Begin

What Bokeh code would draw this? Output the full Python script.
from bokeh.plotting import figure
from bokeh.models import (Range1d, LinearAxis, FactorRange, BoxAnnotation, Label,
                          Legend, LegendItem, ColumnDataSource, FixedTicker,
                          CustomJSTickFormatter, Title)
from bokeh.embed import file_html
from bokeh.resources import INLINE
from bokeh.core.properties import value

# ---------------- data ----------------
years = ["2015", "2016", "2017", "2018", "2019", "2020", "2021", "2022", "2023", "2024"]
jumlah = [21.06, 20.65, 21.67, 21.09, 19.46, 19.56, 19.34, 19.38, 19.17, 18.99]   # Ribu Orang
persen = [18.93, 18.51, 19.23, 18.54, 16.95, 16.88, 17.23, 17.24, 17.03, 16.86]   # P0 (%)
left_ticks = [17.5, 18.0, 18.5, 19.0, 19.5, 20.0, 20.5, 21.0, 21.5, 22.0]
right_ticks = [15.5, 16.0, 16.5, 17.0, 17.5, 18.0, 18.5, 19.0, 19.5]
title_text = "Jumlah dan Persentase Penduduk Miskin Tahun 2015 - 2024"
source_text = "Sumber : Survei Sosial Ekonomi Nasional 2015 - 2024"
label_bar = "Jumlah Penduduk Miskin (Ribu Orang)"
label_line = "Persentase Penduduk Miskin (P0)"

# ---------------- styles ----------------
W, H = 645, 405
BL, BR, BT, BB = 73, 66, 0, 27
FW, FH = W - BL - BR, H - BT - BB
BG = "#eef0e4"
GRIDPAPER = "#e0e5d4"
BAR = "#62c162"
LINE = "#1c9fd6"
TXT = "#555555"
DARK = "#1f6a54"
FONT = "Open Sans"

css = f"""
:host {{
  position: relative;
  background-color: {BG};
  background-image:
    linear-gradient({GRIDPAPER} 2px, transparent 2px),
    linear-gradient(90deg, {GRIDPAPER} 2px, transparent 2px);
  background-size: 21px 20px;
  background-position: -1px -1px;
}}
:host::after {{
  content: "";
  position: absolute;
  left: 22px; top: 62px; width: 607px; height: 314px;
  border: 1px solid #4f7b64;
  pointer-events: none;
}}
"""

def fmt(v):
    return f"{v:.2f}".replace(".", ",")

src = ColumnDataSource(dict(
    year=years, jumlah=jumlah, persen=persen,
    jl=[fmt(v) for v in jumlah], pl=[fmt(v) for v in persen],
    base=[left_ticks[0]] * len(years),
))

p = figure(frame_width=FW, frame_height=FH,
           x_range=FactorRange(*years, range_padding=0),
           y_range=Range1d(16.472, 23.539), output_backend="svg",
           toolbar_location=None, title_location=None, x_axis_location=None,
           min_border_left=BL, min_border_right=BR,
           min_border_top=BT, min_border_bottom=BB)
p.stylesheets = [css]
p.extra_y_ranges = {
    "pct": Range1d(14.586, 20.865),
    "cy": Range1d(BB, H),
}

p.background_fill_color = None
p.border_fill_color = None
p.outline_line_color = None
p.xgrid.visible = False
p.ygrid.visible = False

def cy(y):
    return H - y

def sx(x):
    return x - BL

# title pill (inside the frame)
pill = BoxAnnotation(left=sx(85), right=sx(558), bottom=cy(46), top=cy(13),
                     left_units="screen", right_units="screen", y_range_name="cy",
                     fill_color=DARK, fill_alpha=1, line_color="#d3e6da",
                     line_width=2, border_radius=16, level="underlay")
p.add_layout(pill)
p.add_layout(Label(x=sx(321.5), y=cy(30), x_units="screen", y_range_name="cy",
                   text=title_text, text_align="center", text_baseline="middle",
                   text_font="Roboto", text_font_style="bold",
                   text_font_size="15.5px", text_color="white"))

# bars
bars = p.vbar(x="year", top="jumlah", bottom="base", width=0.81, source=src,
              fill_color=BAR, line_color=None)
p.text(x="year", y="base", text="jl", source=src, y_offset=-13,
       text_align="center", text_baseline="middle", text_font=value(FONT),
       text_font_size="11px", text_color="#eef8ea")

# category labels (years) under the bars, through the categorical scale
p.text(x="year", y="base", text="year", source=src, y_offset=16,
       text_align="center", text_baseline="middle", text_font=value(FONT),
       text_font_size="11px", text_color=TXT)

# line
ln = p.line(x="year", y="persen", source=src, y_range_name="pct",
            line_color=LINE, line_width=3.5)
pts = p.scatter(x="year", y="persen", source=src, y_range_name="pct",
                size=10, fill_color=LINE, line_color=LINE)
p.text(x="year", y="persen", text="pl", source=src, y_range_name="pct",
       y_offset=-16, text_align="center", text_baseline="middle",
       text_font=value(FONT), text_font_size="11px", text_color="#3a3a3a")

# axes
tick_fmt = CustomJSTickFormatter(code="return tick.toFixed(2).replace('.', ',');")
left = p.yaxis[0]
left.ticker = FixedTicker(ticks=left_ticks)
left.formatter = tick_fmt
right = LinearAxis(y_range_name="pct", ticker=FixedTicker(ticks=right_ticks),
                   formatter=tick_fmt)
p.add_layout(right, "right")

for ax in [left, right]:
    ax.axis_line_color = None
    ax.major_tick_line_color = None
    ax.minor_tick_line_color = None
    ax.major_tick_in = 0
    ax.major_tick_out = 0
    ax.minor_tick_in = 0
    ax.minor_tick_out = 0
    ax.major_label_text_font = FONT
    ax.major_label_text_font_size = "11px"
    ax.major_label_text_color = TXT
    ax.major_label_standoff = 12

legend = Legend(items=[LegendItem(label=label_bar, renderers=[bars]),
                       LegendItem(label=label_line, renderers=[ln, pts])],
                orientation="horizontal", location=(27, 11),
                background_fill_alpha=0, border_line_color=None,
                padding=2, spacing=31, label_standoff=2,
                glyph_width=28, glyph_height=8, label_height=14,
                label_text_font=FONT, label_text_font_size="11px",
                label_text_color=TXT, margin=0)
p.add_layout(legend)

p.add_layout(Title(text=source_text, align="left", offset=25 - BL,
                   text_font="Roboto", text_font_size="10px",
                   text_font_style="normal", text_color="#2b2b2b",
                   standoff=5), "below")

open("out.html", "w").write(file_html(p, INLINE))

End

PROBLEM TO WORK ON:
Extract all of the data exactly as written.

ANSWER BELOW:
What Bokeh code would draw this? Output the full Python script.
from bokeh.plotting import figure
from bokeh.models import (Range1d, LinearAxis, FactorRange, BoxAnnotation, Label,
                          Legend, LegendItem, ColumnDataSource, FixedTicker,
                          CustomJSTickFormatter, Title)
from bokeh.embed import file_html
from bokeh.resources import INLINE
from bokeh.core.properties import value

# ---------------- data ----------------
years = ["2015", "2016", "2017", "2018", "2019", "2020", "2021", "2022", "2023", "2024"]
jumlah = [21.06, 20.65, 21.67, 21.09, 19.46, 19.56, 19.34, 19.38, 19.17, 18.99]   # Ribu Orang
persen = [18.93, 18.51, 19.23, 18.54, 16.95, 16.88, 17.23, 17.24, 17.03, 16.86]   # P0 (%)
left_ticks = [17.5, 18.0, 18.5, 19.0, 19.5, 20.0, 20.5, 21.0, 21.5, 22.0]
right_ticks = [15.5, 16.0, 16.5, 17.0, 17.5, 18.0, 18.5, 19.0, 19.5]
title_text = "Jumlah dan Persentase Penduduk Miskin Tahun 2015 - 2024"
source_text = "Sumber : Survei Sosial Ekonomi Nasional 2015 - 2024"
label_bar = "Jumlah Penduduk Miskin (Ribu Orang)"
label_line = "Persentase Penduduk Miskin (P0)"

# ---------------- styles ----------------
W, H = 645, 405
BL, BR, BT, BB = 73, 66, 0, 27
FW, FH = W - BL - BR, H - BT - BB
BG = "#eef0e4"
GRIDPAPER = "#e0e5d4"
BAR = "#62c162"
LINE = "#1c9fd6"
TXT = "#555555"
DARK = "#1f6a54"
FONT = "Open Sans"

css = f"""
:host {{
  position: relative;
  background-color: {BG};
  background-image:
    linear-gradient({GRIDPAPER} 2px, transparent 2px),
    linear-gradient(90deg, {GRIDPAPER} 2px, transparent 2px);
  background-size: 21px 20px;
  background-position: -1px -1px;
}}
:host::after {{
  content: "";
  position: absolute;
  left: 22px; top: 62px; width: 607px; height: 314px;
  border: 1px solid #4f7b64;
  pointer-events: none;
}}
"""

def fmt(v):
    return f"{v:.2f}".replace(".", ",")

src = ColumnDataSource(dict(
    year=years, jumlah=jumlah, persen=persen,
    jl=[fmt(v) for v in jumlah], pl=[fmt(v) for v in persen],
    base=[left_ticks[0]] * len(years),
))

p = figure(frame_width=FW, frame_height=FH,
           x_range=FactorRange(*years, range_padding=0),
           y_range=Range1d(16.472, 23.539), output_backend="svg",
           toolbar_location=None, title_location=None, x_axis_location=None,
           min_border_left=BL, min_border_right=BR,
           min_border_top=BT, min_border_bottom=BB)
p.stylesheets = [css]
p.extra_y_ranges = {
    "pct": Range1d(14.586, 20.865),
    "cy": Range1d(BB, H),
}

p.background_fill_color = None
p.border_fill_color = None
p.outline_line_color = None
p.xgrid.visible = False
p.ygrid.visible = False

def cy(y):
    return H - y

def sx(x):
    return x - BL

# title pill (inside the frame)
pill = BoxAnnotation(left=sx(85), right=sx(558), bottom=cy(46), top=cy(13),
                     left_units="screen", right_units="screen", y_range_name="cy",
                     fill_color=DARK, fill_alpha=1, line_color="#d3e6da",
                     line_width=2, border_radius=16, level="underlay")
p.add_layout(pill)
p.add_layout(Label(x=sx(321.5), y=cy(30), x_units="screen", y_range_name="cy",
                   text=title_text, text_align="center", text_baseline="middle",
                   text_font="Roboto", text_font_style="bold",
                   text_font_size="15.5px", text_color="white"))

# bars
bars = p.vbar(x="year", top="jumlah", bottom="base", width=0.81, source=src,
              fill_color=BAR, line_color=None)
p.text(x="year", y="base", text="jl", source=src, y_offset=-13,
       text_align="center", text_baseline="middle", text_font=value(FONT),
       text_font_size="11px", text_color="#eef8ea")

# category labels (years) under the bars, through the categorical scale
p.text(x="year", y="base", text="year", source=src, y_offset=16,
       text_align="center", text_baseline="middle", text_font=value(FONT),
       text_font_size="11px", text_color=TXT)

# line
ln = p.line(x="year", y="persen", source=src, y_range_name="pct",
            line_color=LINE, line_width=3.5)
pts = p.scatter(x="year", y="persen", source=src, y_range_name="pct",
                size=10, fill_color=LINE, line_color=LINE)
p.text(x="year", y="persen", text="pl", source=src, y_range_name="pct",
       y_offset=-16, text_align="center", text_baseline="middle",
       text_font=value(FONT), text_font_size="11px", text_color="#3a3a3a")

# axes
tick_fmt = CustomJSTickFormatter(code="return tick.toFixed(2).replace('.', ',');")
left = p.yaxis[0]
left.ticker = FixedTicker(ticks=left_ticks)
left.formatter = tick_fmt
right = LinearAxis(y_range_name="pct", ticker=FixedTicker(ticks=right_ticks),
                   formatter=tick_fmt)
p.add_layout(right, "right")

for ax in [left, right]:
    ax.axis_line_color = None
    ax.major_tick_line_color = None
    ax.minor_tick_line_color = None
    ax.major_tick_in = 0
    ax.major_tick_out = 0
    ax.minor_tick_in = 0
    ax.minor_tick_out = 0
    ax.major_label_text_font = FONT
    ax.major_label_text_font_size = "11px"
    ax.major_label_text_color = TXT
    ax.major_label_standoff = 12

legend = Legend(items=[LegendItem(label=label_bar, renderers=[bars]),
                       LegendItem(label=label_line, renderers=[ln, pts])],
                orientation="horizontal", location=(27, 11),
                background_fill_alpha=0, border_line_color=None,
                padding=2, spacing=31, label_standoff=2,
                glyph_width=28, glyph_height=8, label_height=14,
                label_text_font=FONT, label_text_font_size="11px",
                label_text_color=TXT, margin=0)
p.add_layout(legend)

p.add_layout(Title(text=source_text, align="left", offset=25 - BL,
                   text_font="Roboto", text_font_size="10px",
                   text_font_style="normal", text_color="#2b2b2b",
                   standoff=5), "below")

open("out.html", "w").write(file_html(p, INLINE))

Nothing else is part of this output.